LE NATIONAL

What we are fighting against about the customs is not the idea of tax but the idea of feudality.

Frédéric Bastiat
Complete Works, Volume 2, pages 104 to 110 (in French)
April 18th, 1847

In response to the newspaper Le National, Frédéric Bastiat explains what is the fundamental difference between the octroi (a tax levied on goods entering a city) and the tariffs. Indeed, Le National offered to support the Free-Trade association in its fight against tariffs on condition that the latter would support the former in its fight against the octroi. This type of blackmail (politicians call it bargaining) was absolutely unbearable to Frédéric Bastiat who, even if in favour of a review of the octroi, refused to accept conditions on his own battle that he believed to be just, that of free-trade.
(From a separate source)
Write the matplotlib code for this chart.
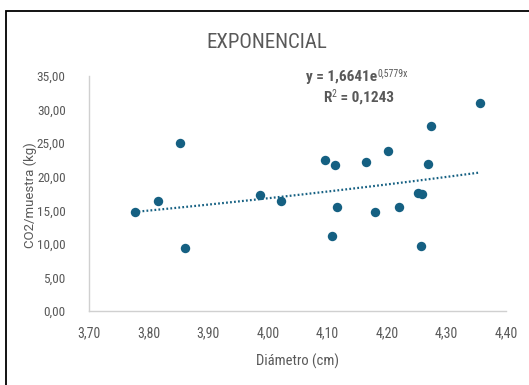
import numpy as np
import matplotlib.pyplot as plt
from matplotlib.patches import Rectangle

# data
diametro = [3.776, 3.816, 3.852, 3.860, 3.987, 4.022, 4.096, 4.113, 4.108, 4.116,
            4.165, 4.180, 4.202, 4.221, 4.252, 4.259, 4.257, 4.269, 4.274, 4.356]
co2 = [14.70, 16.35, 25.08, 9.42, 17.35, 16.45, 22.48, 21.79, 11.22, 15.45,
       22.24, 14.70, 23.83, 15.55, 17.60, 17.45, 9.72, 21.94, 27.57, 30.96]

# exponential trend y = a*e^(bx)
a_coef = 1.6641
b_coef = 0.5779

x_ticks = [3.70, 3.80, 3.90, 4.00, 4.10, 4.20, 4.30, 4.40]
y_ticks = [0, 5, 10, 15, 20, 25, 30, 35]

blue = '#156082'
gray = '#595959'
narrow = ['Roboto Condensed', 'DejaVu Sans']

fig = plt.figure(figsize=(5.29, 3.85), dpi=100)
ax = fig.add_axes([0.1688, 0.1922, 0.7877, 0.6104])

ax.scatter(diametro, co2, s=46, color=blue, zorder=3, linewidths=0)

xt = np.linspace(min(diametro), max(diametro), 100)
yt = a_coef * np.exp(b_coef * xt)
ax.plot(xt, yt, color=blue, lw=1.6, linestyle=(0, (0.8, 1.0)), zorder=2)

ax.set_xlim(3.70, 4.40)
ax.set_ylim(0, 35)
ax.set_xticks(x_ticks)
ax.set_yticks(y_ticks)
ax.set_xticklabels([f"{v:.2f}".replace('.', ',') for v in x_ticks],
                   family=narrow, fontsize=10, color=gray)
ax.set_yticklabels([f"{v:.2f}".replace('.', ',') for v in y_ticks],
                   family=narrow, fontsize=9.5, color=gray)
ax.tick_params(axis='y', length=0, pad=17)
ax.tick_params(axis='x', length=0, pad=11)

for s in ['top', 'right']:
    ax.spines[s].set_visible(False)
for s in ['left', 'bottom']:
    ax.spines[s].set_color('#d0d0d0')
    ax.spines[s].set_linewidth(1)

ax.set_xlabel('Diámetro (cm)', family=narrow, fontsize=10.5, color=gray, labelpad=10)
fig.text(30 / 529, 1 - 195 / 385, 'CO2/muestra (kg)', rotation=90, family=['Roboto', 'DejaVu Sans'],
         fontsize=9.5, color=gray, ha='center', va='center')

fig.text(267 / 529, 1 - 42 / 385, 'EXPONENCIAL', family=narrow, fontsize=15,
         color=gray, ha='center', va='center')

# equation label
t1 = fig.text(306 / 529, 1 - 77 / 385, 'y = 1,6641e', family=narrow, fontsize=11,
              fontweight='bold', color=gray, ha='left', va='center')
ax.annotate('0,5779x', xy=(1, 1), xycoords=t1, xytext=(0.3, 1.5), textcoords='offset points',
            family=narrow, fontsize=7, color=gray, ha='left', va='top')
t2 = fig.text(323 / 529, 1 - 98 / 385, 'R', family=narrow, fontsize=11,
              fontweight='bold', color=gray, ha='left', va='center')
ax.annotate('2', xy=(1, 1), xycoords=t2, xytext=(0.3, 1.5), textcoords='offset points',
            family=narrow, fontsize=7, color=gray, ha='left', va='top')
ax.annotate(' = 0,1243', xy=(1, 0.5), xycoords=t2, xytext=(4, 0), textcoords='offset points',
            family=narrow, fontsize=11, fontweight='bold', color=gray, ha='left', va='center')

# chart frame (only top and left edges visible in the crop)
fig.patches.append(Rectangle((5.5 / 529, -0.1), 1.2, 1 - 11.5 / 385 + 0.1, transform=fig.transFigure,
                             fill=False, edgecolor='black', lw=1.3))

fig.savefig('out.png', dpi=100)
The octroi could indeed look very similar to tariffs – it was a tax levied upon certain goods entering a city, which looks very much alike a tax levied on certain goods entering a country. However, he explains here as much as he had on January 3rd, 1847 the difference there is between a fiscal levy that aims at financing government activities and a protective levy that aims at restraining or suppressing the very exchange of the goods subject to the tax by creating a privilege for the domestic producers.

Once again, we can see that the liberal battle is not to suppress taxes in themselves but to eliminate the privileges and iniquities they produce. If liberalism is beneficial to the rich, it is not in creating privileges but in suppressing them and thus be beneficial to all, including the rich.